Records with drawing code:
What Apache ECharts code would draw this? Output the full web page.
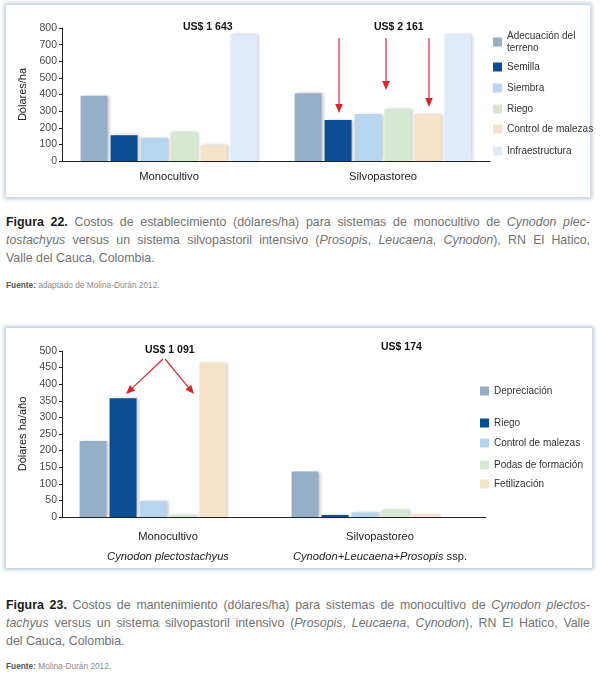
<!DOCTYPE html>
<html><head><meta charset="utf-8">
<script src="https://cdn.jsdelivr.net/npm/echarts@6/dist/echarts.min.js"></script>
<style>
html,body{margin:0;padding:0;background:#fff;}
body{width:600px;height:675px;position:relative;overflow:hidden;font-family:"Liberation Sans",Arial,sans-serif;}
.box{position:absolute;background:#fff;box-shadow:0 0 4px 2px rgba(170,188,210,0.75);}
.chart{position:absolute;left:0;width:600px;}
.cap{position:absolute;left:6px;width:584px;font-size:12.4px;color:#727272;line-height:18px;}
.cap div{text-align:justify;text-align-last:justify;white-space:nowrap;}
.cap div.last{text-align-last:left;}
.cap b{color:#1a1a1a;}
.src{position:absolute;left:6px;font-size:8.3px;color:#8a8a8a;}
.src b{color:#555;}
</style></head>
<body>
<div class="box" style="left:6px;top:5px;width:584px;height:192px;"></div>
<div class="box" style="left:6px;top:328px;width:586px;height:240px;"></div>
<div id="c1" class="chart" style="top:0;height:200px;"></div>
<div id="c2" class="chart" style="top:320px;height:255px;"></div>
<div class="cap" style="top:213px;">
<div><b>Figura 22.</b> Costos de establecimiento (dólares/ha) para sistemas de monocultivo de <i>Cynodon plec-</i></div>
<div><i>tostachyus</i> versus un sistema silvopastoril intensivo (<i>Prosopis</i>, <i>Leucaena</i>, <i>Cynodon</i>), RN El Hatico,</div>
<div class="last">Valle del Cauca, Colombia.</div>
</div>
<div class="src" style="top:280px;"><b>Fuente:</b> adaptado de Molina-Durán 2012.</div>
<div class="cap" style="top:596px;">
<div><b>Figura 23.</b> Costos de mantenimiento (dólares/ha) para sistemas de monocultivo de <i>Cynodon plectos-</i></div>
<div><i>tachyus</i> versus un sistema silvopastoril intensivo (<i>Prosopis</i>, <i>Leucaena</i>, <i>Cynodon</i>), RN El Hatico, Valle</div>
<div class="last">del Cauca, Colombia.</div>
</div>
<div class="src" style="top:661px;"><b>Fuente:</b> Molina-Durán 2012.</div>
<script>
// ---- Figure 22 data ----
var categories1 = ['Monocultivo', 'Silvopastoreo'];
var seriesNames1 = ['Adecuación del terreno', 'Semilla', 'Siembra', 'Riego', 'Control de malezas', 'Infraestructura'];
var adecuacion = [393, 408];
var semilla = [155, 246];
var siembra = [140, 283];
var riego1 = [172, 312];
var control1 = [95, 283];
var infraestructura = [762, 765];
var totals1 = ['US$ 1 643', 'US$ 2 161'];
var yTicks1 = {min: 0, max: 800, interval: 100};

// ---- Figure 23 data ----
var categories2 = ['Monocultivo', 'Silvopastoreo'];
var species2 = ['Cynodon plectostachyus', 'Cynodon+Leucaena+Prosopis'];
var seriesNames2 = ['Depreciación', 'Riego', 'Control de malezas', 'Podas de formación', 'Fetilización'];
var depreciacion = [229, 137];
var riego2 = [358, 6];
var control2 = [48, 14];
var podas = [6, 22];
var fertilizacion = [465, 8];
var totals2 = ['US$ 1 091', 'US$ 174'];
var yTicks2 = {min: 0, max: 500, interval: 50};

var colors = ['#95AFC8', '#0B4E93', '#B8D5F0', '#D6E8D2', '#F4E2C9', '#DFEBF8'];
var FONT = '"Liberation Sans",Arial,sans-serif';
var RED = '#D6262C';

function arrow(x1, y1, x2, y2) {
  var dx = x2 - x1, dy = y2 - y1, len = Math.sqrt(dx*dx + dy*dy);
  var ux = dx/len, uy = dy/len, hl = 9, hw = 3.8;
  var bx = x2 - ux*hl, by = y2 - uy*hl;
  return [
    {type:'line', shape:{x1:x1, y1:y1, x2:bx, y2:by}, style:{stroke:RED, lineWidth:1.2}, z:10},
    {type:'polygon', shape:{points:[[x2,y2],[bx - uy*hw, by + ux*hw],[bx + uy*hw, by - ux*hw]]}, style:{fill:RED}, z:10}
  ];
}

function barSeries(name, data, color) {
  return {
    name: name, type: 'bar', data: data, barWidth: 27, barGap: '11%',
    itemStyle: {color: color, shadowColor: 'rgba(0,0,0,0.22)', shadowBlur: 3, shadowOffsetX: 2, shadowOffsetY: 0},
    animation: false
  };
}

function legendAt(name, left, top, formatter) {
  var l = {
    data: [name], left: left, top: top, orient: 'vertical', icon: 'rect',
    itemWidth: 9, itemHeight: 9, itemGap: 0, itemStyle: {shadowBlur: 0}, selectedMode: false,
    textStyle: {fontFamily: FONT, fontSize: 10, color: '#333', lineHeight: 12}
  };
  if (formatter) l.formatter = formatter;
  return l;
}

var axisY = function (t, name, gap) {
  return {
    type: 'value', min: t.min, max: t.max, interval: t.interval,
    name: name, nameLocation: 'middle', nameGap: gap, nameRotate: 90,
    nameTextStyle: {fontFamily: FONT, fontSize: 11, color: '#222'},
    axisLine: {show: true, lineStyle: {color: '#222', width: 1}},
    axisTick: {show: true, length: 3, lineStyle: {color: '#222'}},
    axisLabel: {fontFamily: FONT, fontSize: 10.5, color: '#4a4a4a', margin: 5},
    splitLine: {show: false}
  };
};

// ---- Chart 1 ----
var c1 = echarts.init(document.getElementById('c1'), null, {renderer: 'canvas'});
var data1 = [adecuacion, semilla, siembra, riego1, control1, infraestructura];
var g1 = [];
g1.push({type:'text', left: 183, top: 22, style:{text: totals1[0], font: 'bold 10.5px ' + FONT, fill:'#111'}});
g1.push({type:'text', left: 374, top: 22, style:{text: totals1[1], font: 'bold 10.5px ' + FONT, fill:'#111'}});
g1 = g1.concat(arrow(339, 38, 339, 113), arrow(386, 38, 386, 90), arrow(429, 38, 429, 107));
var legTops1 = [25, 56, 77, 98, 118, 140];
c1.setOption({
  animation: false,
  grid: {left: 62, width: 428, top: 28, height: 133},
  xAxis: {
    type: 'category', data: categories1,
    axisLine: {lineStyle: {color: '#222', width: 1}}, axisTick: {show: false},
    axisLabel: {interval: 0, fontFamily: FONT, fontSize: 11.2, color: '#222', margin: 10}
  },
  yAxis: axisY(yTicks1, 'Dólares/ha', 25),
  legend: seriesNames1.map(function (n, i) {
    return legendAt(n, 488, legTops1[i], i === 0 ? function () { return 'Adecuación del\nterreno'; } : null);
  }),
  series: seriesNames1.map(function (n, i) { return barSeries(n, data1[i], colors[i]); }),
  graphic: g1
});

// ---- Chart 2 ----
var c2 = echarts.init(document.getElementById('c2'), null, {renderer: 'canvas'});
var data2 = [depreciacion, riego2, control2, podas, fertilizacion];
var colors2 = [colors[0], colors[1], colors[2], colors[3], colors[4]];
var s2 = seriesNames2.map(function (n, i) { return barSeries(n, data2[i], colors2[i]); });
s2.push(barSeries('_slot', [null, null], 'transparent'));
var g2 = [];
g2.push({type:'text', left: 145, top: 25, style:{text: totals2[0], font: 'bold 10.5px ' + FONT, fill:'#111'}});
g2.push({type:'text', left: 381, top: 22, style:{text: totals2[1], font: 'bold 10.5px ' + FONT, fill:'#111'}});
g2 = g2.concat(arrow(163, 39, 126, 74), arrow(165, 39, 194, 74));
var legTops2 = [60, 92, 112, 134, 153];
c2.setOption({
  animation: false,
  grid: {left: 62, width: 424, top: 31, height: 166},
  xAxis: {
    type: 'category', data: categories2,
    axisLine: {lineStyle: {color: '#222', width: 1}}, axisTick: {show: false},
    axisLabel: {
      interval: 0, margin: 10, lineHeight: 20,
      formatter: function (v, idx) {
        if (idx === 0) return '{a|' + v + '}\n{i|' + species2[0] + '}';
        return '{a|' + v + '}\n{i|' + species2[1] + '}{a| ssp.}';
      },
      rich: {
        a: {fontFamily: FONT, fontSize: 11.2, color: '#222', lineHeight: 20},
        i: {fontFamily: FONT, fontSize: 11.2, color: '#222', fontStyle: 'italic', lineHeight: 20}
      }
    }
  },
  yAxis: axisY(yTicks2, 'Dólares ha/año', 25),
  legend: seriesNames2.map(function (n, i) { return legendAt(n, 475, legTops2[i]); }),
  series: s2,
  graphic: g2
});
</script>
</body></html>
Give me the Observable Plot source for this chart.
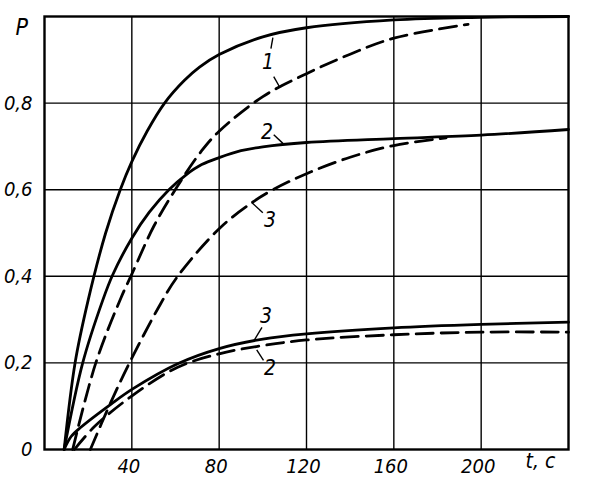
<!DOCTYPE html>
<html>
<head>
<meta charset="utf-8">
<script src="https://cdn.jsdelivr.net/npm/d3@7"></script>
<script src="https://cdn.jsdelivr.net/npm/@observablehq/plot@0.6"></script>
<style>
  html, body { margin: 0; padding: 0; background: #fff; }
</style>
</head>
<body>
<div id="chart"></div>
<script>
// Ticks
const xTicks = [40, 80, 120, 160, 200];
const yTicks = [0, 0.2, 0.4, 0.6, 0.8];

// Solid curves (1, 2, 3)
const solid1T = [9, 14, 20, 28, 34.7, 40, 47, 55, 64, 71, 80, 100, 120, 160, 200, 240];
const solid1P = [0, 0.2, 0.345, 0.5, 0.6, 0.665, 0.735, 0.8, 0.852, 0.883, 0.912, 0.953, 0.974, 0.992, 0.998, 1.0];
const solid2T = [9, 17.5, 26.7, 31.2, 40, 48, 57, 65, 72, 80, 90, 100, 120, 160, 200, 240];
const solid2P = [0, 0.2, 0.345, 0.403, 0.488, 0.548, 0.6, 0.635, 0.658, 0.674, 0.69, 0.699, 0.709, 0.718, 0.726, 0.739];
const solid3T = [9, 12.2, 16.8, 30.5, 40.4, 61, 80, 100, 120, 160, 200, 240];
const solid3P = [0, 0.03, 0.052, 0.105, 0.14, 0.198, 0.233, 0.255, 0.267, 0.281, 0.289, 0.294];

// Dashed curves (1, 3, 2)
const dashed1T = [12.9, 23.5, 35, 40, 50, 60.5, 72, 80, 100, 120, 140, 160, 194];
const dashed1P = [0, 0.2, 0.35, 0.405, 0.515, 0.605, 0.69, 0.735, 0.815, 0.868, 0.913, 0.95, 0.982];
const dashed3T = [21, 30, 38.9, 53, 61, 80, 95, 104.7, 120, 140, 160, 184];
const dashed3P = [0, 0.105, 0.2, 0.335, 0.4, 0.51, 0.57, 0.6, 0.637, 0.675, 0.702, 0.72];
const dashed2T = [13.7, 22.9, 40.4, 61, 80, 100, 120, 160, 200, 240];
const dashed2P = [0, 0.053, 0.125, 0.19, 0.221, 0.24, 0.253, 0.265, 0.271, 0.271];

// Curve labels (data units)
const labelText = ["1", "2", "3", "3", "2"];
const labelT = [102.4, 101.9, 103.3, 101.5, 103.3];
const labelP = [0.894, 0.732, 0.529, 0.307, 0.187];
// Leader lines (data units): t1, p1, t2, p2
const leaderT1 = [104.6, 105, 105, 100, 99.6, 100.3];
const leaderP1 = [0.951, 0.861, 0.727, 0.547, 0.282, 0.206];
const leaderT2 = [103.7, 107.8, 109.2, 95, 96, 97.2];
const leaderP2 = [0.926, 0.836, 0.707, 0.57, 0.252, 0.23];

function series(id, ts, ps) { return ts.map((t, i) => ({id, t, p: ps[i]})); }
const solidRows = [
  ...series("s1", solid1T, solid1P),
  ...series("s2", solid2T, solid2P),
  ...series("s3", solid3T, solid3P)
];
const dashedRows = [
  ...series("d1", dashed1T, dashed1P),
  ...series("d3", dashed3T, dashed3P),
  ...series("d2", dashed2T, dashed2P)
];
const labels = labelText.map((s, i) => ({s, t: labelT[i], p: labelP[i]}));
const leaders = leaderT1.map((t, i) => ({t1: t, p1: leaderP1[i], t2: leaderT2[i], p2: leaderP2[i]}));

const font = "'Liberation Sans Narrow', 'DejaVu Sans Condensed', sans-serif";

const chart = Plot.plot({
  width: 600,
  height: 495,
  marginLeft: 44,
  marginRight: 32,
  marginTop: 16,
  marginBottom: 46,
  style: {fontFamily: font, fontSize: "20px", fontStyle: "italic", background: "#fff", color: "#000"},
  x: {domain: [0, 240]},
  y: {domain: [0, 1]},
  marks: [
    Plot.gridX(xTicks, {stroke: "#000", strokeOpacity: 1, strokeWidth: 1.4}),
    Plot.gridY(yTicks.filter(d => d > 0), {stroke: "#000", strokeOpacity: 1, strokeWidth: 1.4}),
    Plot.frame({stroke: "#000", strokeWidth: 2.4}),
    Plot.axisX({ticks: xTicks, tickSize: 0, tickPadding: 9, dx: -3, tickFormat: d => String(d), label: null, fontSize: 20}),
    Plot.axisY({ticks: yTicks, tickSize: 0, tickPadding: 12, tickFormat: d => String(d).replace(".", ","), label: null, fontSize: 20}),
    Plot.line(solidRows, {x: "t", y: "p", z: "id", stroke: "#000", strokeWidth: 2.8, curve: "catmull-rom"}),
    Plot.line(dashedRows, {x: "t", y: "p", z: "id", stroke: "#000", strokeWidth: 2.8, strokeDasharray: "17,8", curve: "catmull-rom"}),
    Plot.link(leaders, {x1: "t1", y1: "p1", x2: "t2", y2: "p2", stroke: "#000", strokeWidth: 1.4}),
    Plot.text(labels, {x: "t", y: "p", text: "s", fontSize: 21, fill: "#000"}),
    Plot.text(["P"], {frameAnchor: "top-left", dx: -29, dy: 2, text: d => d, fontSize: 23, fill: "#000"}),
    Plot.text(["t, c"], {frameAnchor: "bottom-right", dx: -43, dy: 18, textAnchor: "start", text: d => d, fontSize: 21, fill: "#000"})
  ]
});
document.getElementById("chart").appendChild(chart);
</script>
</body>
</html>
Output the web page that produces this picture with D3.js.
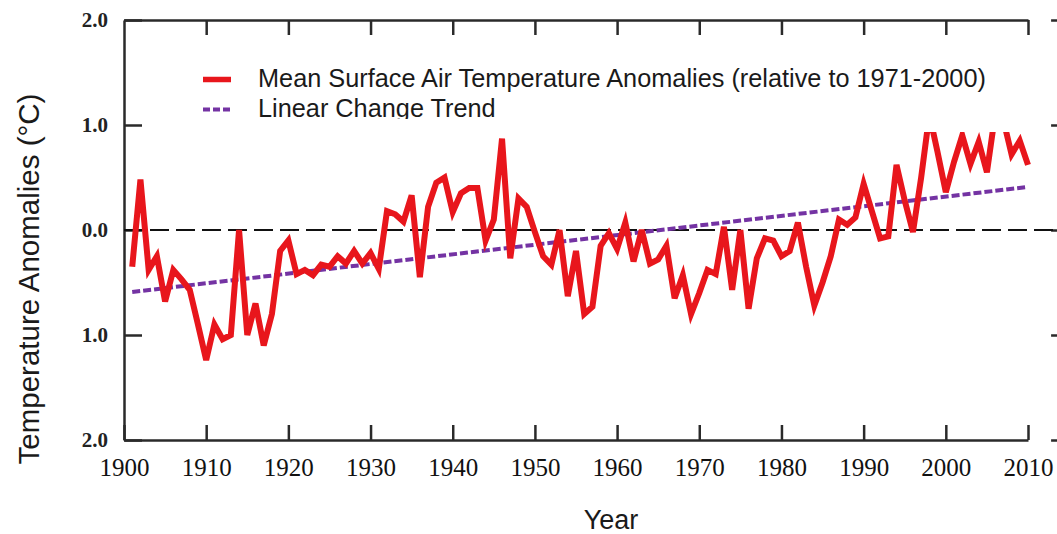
<!DOCTYPE html>
<html>
<head>
<meta charset="utf-8">
<script src="https://cdn.jsdelivr.net/npm/d3@7"></script>
<style>
  body { margin: 0; background: #fff; }
  svg { display: block; }
</style>
</head>
<body>
<script>
// data, one value per year
const years = d3.range(1901, 2011)
const anomalies = [
  -0.35, 0.48, -0.38, -0.25, -0.68, -0.38, -0.47, -0.57, -0.9, -1.24,   // 1901-1910
  -0.9, -1.04, -1.0, 0.0, -1.0, -0.7, -1.1, -0.8, -0.2, -0.1,           // 1911-1920
  -0.42, -0.38, -0.43, -0.33, -0.35, -0.25, -0.32, -0.2, -0.32, -0.22,  // 1921-1930
  -0.37, 0.18, 0.15, 0.08, 0.33, -0.45, 0.22, 0.45, 0.5, 0.17,          // 1931-1940
  0.35, 0.4, 0.4, -0.1, 0.1, 0.87, -0.27, 0.3, 0.22, -0.02,             // 1941-1950
  -0.25, -0.33, 0.0, -0.63, -0.2, -0.8, -0.73, -0.15, -0.03, -0.18,     // 1951-1960
  0.07, -0.3, 0.0, -0.32, -0.28, -0.15, -0.65, -0.43, -0.8, -0.6,       // 1961-1970
  -0.38, -0.42, 0.03, -0.57, 0.0, -0.75, -0.27, -0.08, -0.1, -0.25,     // 1971-1980
  -0.2, 0.07, -0.35, -0.72, -0.5, -0.25, 0.1, 0.05, 0.12, 0.44,         // 1981-1990
  0.18, -0.08, -0.06, 0.62, 0.28, -0.02, 0.5, 1.1, 0.74, 0.36,          // 1991-2000
  0.65, 0.9, 0.63, 0.84, 0.55, 1.1, 1.05, 0.72, 0.85, 0.62              // 2001-2010
]
const trendYears = [1901, 2010]
const trendValues = [-0.59, 0.41]

const xTicks = d3.range(1900, 2011, 10)
const yTicks = [-2, -1, 0, 1, 2]
const yTickLabels = ['2.0', '1.0', '0.0', '1.0', '2.0']

const legendLabels = [
  'Mean Surface Air Temperature Anomalies (relative to 1971-2000)',
  'Linear Change Trend'
]

const W = 1057, H = 534
const red = '#e8161c', purple = '#7433a3', axisColor = '#2a2a2a'

const svg = d3.select('body').append('svg')
  .attr('width', W)
  .attr('height', H)

const x = d3.scaleLinear().domain([1900, 2010]).range([124, 1028])
const y = d3.scaleLinear().domain([-2, 2]).range([440, 20])
const xRight = x(2015)

// frame: bottom, top, left, right
const bottom = svg.append('g')
  .attr('transform', `translate(0,${y(-2)})`)
  .call(d3.axisBottom(x).tickValues(xTicks).tickFormat(d3.format('d'))
    .tickSize(-15).tickSizeOuter(0).tickPadding(18))
bottom.selectAll('text')
  .style('font-family', '"Liberation Serif", "Times New Roman", serif')
  .style('font-size', '25px')
  .attr('fill', '#111')

svg.append('g')
  .attr('transform', `translate(0,${y(2)})`)
  .call(d3.axisTop(x).tickValues(xTicks.slice(1)).tickFormat('')
    .tickSize(-15).tickSizeOuter(0))

const left = svg.append('g')
  .attr('transform', `translate(${x(1900)},0)`)
  .call(d3.axisLeft(y).tickValues(yTicks).tickFormat((d, i) => yTickLabels[i])
    .tickSize(-18).tickSizeOuter(0).tickPadding(16))
left.selectAll('text')
  .style('font-family', '"Liberation Serif", "Times New Roman", serif')
  .style('font-size', '21px')
  .style('font-weight', 'bold')
  .attr('fill', '#222')

svg.append('g')
  .attr('transform', `translate(${xRight},0)`)
  .call(d3.axisRight(y).tickValues(yTicks).tickFormat('')
    .tickSize(-18).tickSizeOuter(0))

svg.selectAll('.domain, .tick line')
  .attr('stroke', axisColor)
  .attr('stroke-width', 2.5)

// zero reference
svg.append('line')
  .attr('x1', x(1900)).attr('x2', W)
  .attr('y1', y(0)).attr('y2', y(0))
  .attr('stroke', '#111')
  .attr('stroke-width', 2)
  .attr('stroke-dasharray', '19,7')

// trend
svg.append('path')
  .datum(trendYears.map((yr, i) => [yr, trendValues[i]]))
  .attr('fill', 'none')
  .attr('stroke', purple)
  .attr('stroke-width', 4)
  .attr('stroke-dasharray', '8,3')
  .attr('d', d3.line().x(d => x(d[0])).y(d => y(d[1])))

// anomalies
svg.append('path')
  .datum(years.map((yr, i) => [yr, anomalies[i]]))
  .attr('fill', 'none')
  .attr('stroke', red)
  .attr('stroke-width', 6)
  .attr('stroke-linejoin', 'miter')
  .attr('d', d3.line().x(d => x(d[0])).y(d => y(d[1])))

// legend sits on a white box that hides the highest peaks
svg.append('defs').append('clipPath').attr('id', 'legclip')
  .append('rect').attr('x', 190).attr('y', 50).attr('width', 860).attr('height', 69)

svg.append('rect')
  .attr('x', 195).attr('y', 55)
  .attr('width', 850).attr('height', 77)
  .attr('fill', '#fff')

const legend = svg.append('g').attr('clip-path', 'url(#legclip)')
legend.selectAll('line')
  .data(legendLabels)
  .enter()
  .append('line')
  .attr('x1', 203).attr('x2', 231)
  .attr('y1', (d, i) => 79.5 + i * 30)
  .attr('y2', (d, i) => 79.5 + i * 30)
  .attr('stroke', (d, i) => i == 0 ? red : purple)
  .attr('stroke-width', (d, i) => i == 0 ? 5.5 : 4)
  .attr('stroke-dasharray', (d, i) => i == 0 ? null : '7,3')

legend.selectAll('text')
  .data(legendLabels)
  .enter()
  .append('text')
  .attr('x', 258)
  .attr('y', (d, i) => 87 + i * 30)
  .style('font-family', '"Liberation Sans", Arial, sans-serif')
  .style('font-size', '25.3px')
  .attr('fill', '#1a1a1a')
  .text(d => d)

// axis titles
svg.append('text')
  .attr('transform', `translate(39,${279}) rotate(-90)`)
  .attr('text-anchor', 'middle')
  .style('font-family', '"Liberation Sans", Arial, sans-serif')
  .style('font-size', '29.5px')
  .attr('fill', '#1a1a1a')
  .text('Temperature Anomalies (°C)')

svg.append('text')
  .attr('x', 611)
  .attr('y', 529)
  .attr('text-anchor', 'middle')
  .style('font-family', '"Liberation Sans", Arial, sans-serif')
  .style('font-size', '27px')
  .attr('fill', '#1a1a1a')
  .text('Year')
</script>
</body>
</html>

**Your task**
Look above for the line with "Give me the" and the line with "0.265, 0.271, 0.271];"; set down those two lines and all lines between them exactly, without pictures and without anything else.

**Solution**
Give me the Observable Plot source for this chart.
<!DOCTYPE html>
<html>
<head>
<meta charset="utf-8">
<script src="https://cdn.jsdelivr.net/npm/d3@7"></script>
<script src="https://cdn.jsdelivr.net/npm/@observablehq/plot@0.6"></script>
<style>
  html, body { margin: 0; padding: 0; background: #fff; }
</style>
</head>
<body>
<div id="chart"></div>
<script>
// Ticks
const xTicks = [40, 80, 120, 160, 200];
const yTicks = [0, 0.2, 0.4, 0.6, 0.8];

// Solid curves (1, 2, 3)
const solid1T = [9, 14, 20, 28, 34.7, 40, 47, 55, 64, 71, 80, 100, 120, 160, 200, 240];
const solid1P = [0, 0.2, 0.345, 0.5, 0.6, 0.665, 0.735, 0.8, 0.852, 0.883, 0.912, 0.953, 0.974, 0.992, 0.998, 1.0];
const solid2T = [9, 17.5, 26.7, 31.2, 40, 48, 57, 65, 72, 80, 90, 100, 120, 160, 200, 240];
const solid2P = [0, 0.2, 0.345, 0.403, 0.488, 0.548, 0.6, 0.635, 0.658, 0.674, 0.69, 0.699, 0.709, 0.718, 0.726, 0.739];
const solid3T = [9, 12.2, 16.8, 30.5, 40.4, 61, 80, 100, 120, 160, 200, 240];
const solid3P = [0, 0.03, 0.052, 0.105, 0.14, 0.198, 0.233, 0.255, 0.267, 0.281, 0.289, 0.294];

// Dashed curves (1, 3, 2)
const dashed1T = [12.9, 23.5, 35, 40, 50, 60.5, 72, 80, 100, 120, 140, 160, 194];
const dashed1P = [0, 0.2, 0.35, 0.405, 0.515, 0.605, 0.69, 0.735, 0.815, 0.868, 0.913, 0.95, 0.982];
const dashed3T = [21, 30, 38.9, 53, 61, 80, 95, 104.7, 120, 140, 160, 184];
const dashed3P = [0, 0.105, 0.2, 0.335, 0.4, 0.51, 0.57, 0.6, 0.637, 0.675, 0.702, 0.72];
const dashed2T = [13.7, 22.9, 40.4, 61, 80, 100, 120, 160, 200, 240];
const dashed2P = [0, 0.053, 0.125, 0.19, 0.221, 0.24, 0.253, 0.265, 0.271, 0.271];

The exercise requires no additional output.